Une étude a également montré que 13% des anciennes parcelles résidentielles de la zone urbaine de Constitution a été converti en lots commerciaux. Beaucoup de parcelles du secteur historique, autrefois résidentielles, sont devenues bien plus chères, les réservant ainsi à des fins commerciales ou d’autres utilisations de grandes valeurs. Beaucoup de résidents à faible revenu de La Poza vivent maintenant dans les contreforts de l’autre côté de la ville, où le transport et l’accès aux commodités et aux ressources de la ville est plus difficile, et où certains disent que la menace de glissements de terrain n’est pas moins dangereuse que le risque de les tsunamis étaient avant. Cette première tentative de retrait stratégique pose encore question…

Mise en perspective 

Plusieurs projets miroirs sont intéressants à présenter pour compléter la thématique de la forêt littorale. 

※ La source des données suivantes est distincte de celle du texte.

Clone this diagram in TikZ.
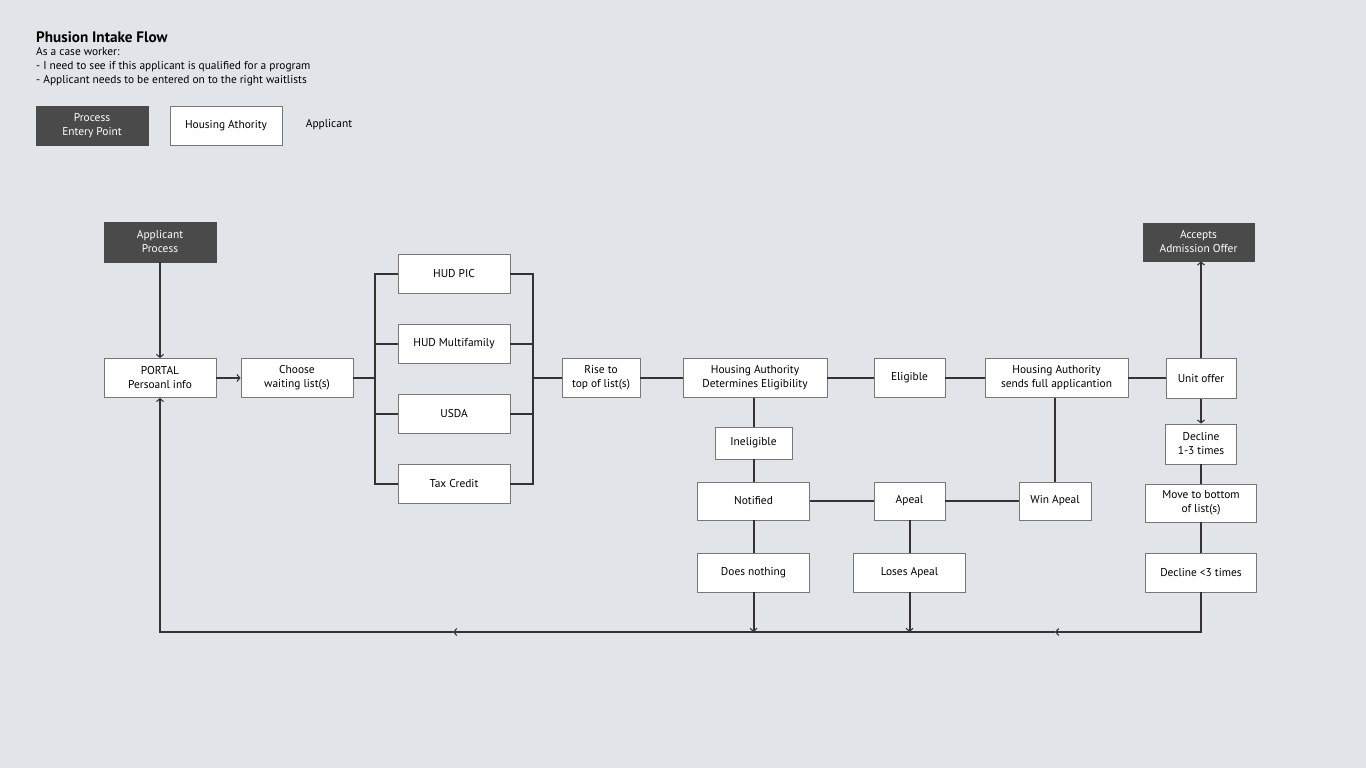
\documentclass[tikz,border=0pt]{standalone}
\usepackage{fontspec}
\setmainfont{PT Sans}
\usetikzlibrary{arrows.meta}
\definecolor{bg}{HTML}{E1E4E9}
\definecolor{darkbox}{HTML}{4A4A4A}
\definecolor{edge}{HTML}{333333}
\definecolor{border}{HTML}{777777}
\begin{document}
\begin{tikzpicture}[x=1pt,y=-1pt,
  box/.style={draw=border,line width=0.8pt,fill=white,inner sep=0pt,align=center,
    font=\fontsize{11.4}{14}\selectfont,text=black},
  darkbox/.style={box,fill=darkbox,draw=darkbox,text=white},
  conn/.style={draw=edge,line width=2pt},
  arr/.style={conn,-{Straight Barb[length=3pt,width=7pt,line width=1.1pt]}},
  txt/.style={inner sep=0pt,anchor=west,font=\fontsize{11.4}{14}\selectfont}]
\fill[bg] (0,0) rectangle (1366,768);
\useasboundingbox (0,0) rectangle (1366,768);

% header
\node[txt,font=\bfseries\fontsize{15.2}{17}\selectfont] (title) at (36,37) {Phusion Intake Flow};
\node[txt] (l1) at (36,52) {As a case worker:};
\node[txt] (l2) at (36,67) {- I need to see if this applicant is qualified for a program};
\node[txt] (l3) at (36,81) {- Applicant needs to be entered on to the right waitlists};

% legend
\node[darkbox,minimum width=112,minimum height=39] (lgproc) at (92,125.5) {Process\\Entery Point};
\node[box,minimum width=112,minimum height=39] (lgha) at (226,125.5) {Housing Athority};
\node[txt,anchor=center] (lgapp) at (329,125) {Applicant};

% main nodes
\node[darkbox,minimum width=112,minimum height=40] (ap) at (160,242) {Applicant\\Process};
\node[box,minimum width=112,minimum height=39] (portal) at (160,378) {PORTAL\\Persoanl info};
\node[box,minimum width=112,minimum height=39] (choose) at (297,378) {Choose\\waiting list(s)};
\node[box,minimum width=112,minimum height=39] (hudpic) at (454,273.5) {HUD PIC};
\node[box,minimum width=112,minimum height=39] (hudmf) at (454,343.5) {HUD Multifamily};
\node[box,minimum width=112,minimum height=39] (usda) at (454,413.5) {USDA};
\node[box,minimum width=112,minimum height=39] (tax) at (454,483.5) {Tax Credit};
\node[box,minimum width=78,minimum height=39] (rise) at (601,378) {Rise to\\top of list(s)};
\node[box,minimum width=144,minimum height=39] (hade) at (755,378) {Housing Authority\\Determines Eligibility};
\node[box,minimum width=71,minimum height=39] (elig) at (909.5,378) {Eligible};
\node[box,minimum width=143,minimum height=39] (has) at (1056.5,378) {Housing Authority\\sends full applicantion};
\node[box,minimum width=70,minimum height=40] (unit) at (1201,378.5) {Unit offer};
\node[darkbox,minimum width=111,minimum height=38] (acc) at (1198.5,242) {Accepts\\Admission Offer};
\node[box,minimum width=77,minimum height=32] (inel) at (753.5,443) {Ineligible};
\node[box,minimum width=112,minimum height=38] (notif) at (753.5,501) {Notified};
\node[box,minimum width=71,minimum height=38] (apeal) at (909.5,501) {Apeal};
\node[box,minimum width=72,minimum height=38] (win) at (1055,501) {Win Apeal};
\node[box,minimum width=112,minimum height=39] (doesn) at (753.5,572.5) {Does nothing};
\node[box,minimum width=112,minimum height=39] (loses) at (909.5,572.5) {Loses Apeal};
\node[box,minimum width=71,minimum height=40] (dec13) at (1201,444) {Decline\\1-3 times};
\node[box,minimum width=111,minimum height=38] (move) at (1201,503) {Move to bottom\\of list(s)};
\node[box,minimum width=111,minimum height=39] (dec3) at (1201,572.5) {Decline <3 times};

% bus coordinates
\coordinate (bl) at (375,378);
\coordinate (br) at (533,378);
\coordinate (bB) at (1055,632);
\coordinate (bA) at (453,632);
\coordinate (bD) at (753.5,632);
\coordinate (bL) at (909.5,632);

% connectors
\draw[arr] (ap) -- (portal);
\draw[arr] (portal) -- (choose);
\draw[conn] (choose.east) -- (bl);
\draw[conn] (hudpic.west) -- ++(-23,0) |- (tax.west);
\draw[conn] (hudmf.west) -- ++(-23,0);
\draw[conn] (usda.west) -- ++(-23,0);
\draw[conn] (hudpic.east) -- ++(23,0) |- (tax.east);
\draw[conn] (hudmf.east) -- ++(23,0);
\draw[conn] (usda.east) -- ++(23,0);
\draw[conn] (br) -- (rise.west);
\draw[conn] (rise) -- (hade);
\draw[conn] (hade) -- (elig);
\draw[conn] (elig) -- (has);
\draw[conn] (has.east) -- (has.east -| unit.west);
\draw[arr] (unit) -- (acc.south -| unit);
\draw[arr] (unit) -- (dec13);
\draw[conn] (dec13) -- (move);
\draw[conn] (move) -- (dec3);
\draw[conn] (hade.south -| inel) -- (inel);
\draw[conn] (inel) -- (notif);
\draw[conn] (notif) -- (doesn);
\draw[conn] (notif) -- (apeal);
\draw[conn] (apeal) -- (win);
\draw[conn] (win) -- (has.south -| win);
\draw[conn] (apeal) -- (loses);
\draw[arr] (doesn) -- (bD);
\draw[arr] (loses) -- (bL);
\draw[arr] (dec3) |- (bB);
\draw[arr] (bB) -- (bA);
\draw[arr] (bA) -| (portal);
\end{tikzpicture}
\end{document}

Au Japon, suite au tsunami de 2011 qui dévasta la région côtière de Sendai, un important programme de restauration de la bande forestière a été lancé, avec une campagne de plantation de tsunami control forests, comme celle de la région de Tohoku (230 km de long et 200 m de large) qui agit comme un paysage d’interface protecteur entre la ville et la côte. Ce projet travaille sur la restauration et l’amplification des forêts littorales existantes, notamment avec l’association de plusieurs espèces d’arbres, aux racines très profondes, qui permettrait de régénérer les forêts littorales et de protéger les communautés en situées en arrière côte. 

Au Sri Lanka, suite au tsunami de 2004 qui dévasta les territoires côtiers sur les côtes d’Ampara et Hambanthota, l’ONG Seacology, soutenue par le gouvernement du Sri Lanka, a mis en place un plan de restauration et conservation des mangroves sur l’ensemble des côtes du littoral Sri Lankais. Le projet protégera les 8815 hectares de forêts de mangrove existantes et reconstituera les 3885 hectares de mangroves qui furent autrefois déforestées. Ce projet est développé en partenariat avec les communautés qui deviennent alors responsables de la protection et restauration des mangroves, en échange de l’obtention de microcrédits pour relancer le développement de l’économie des villages.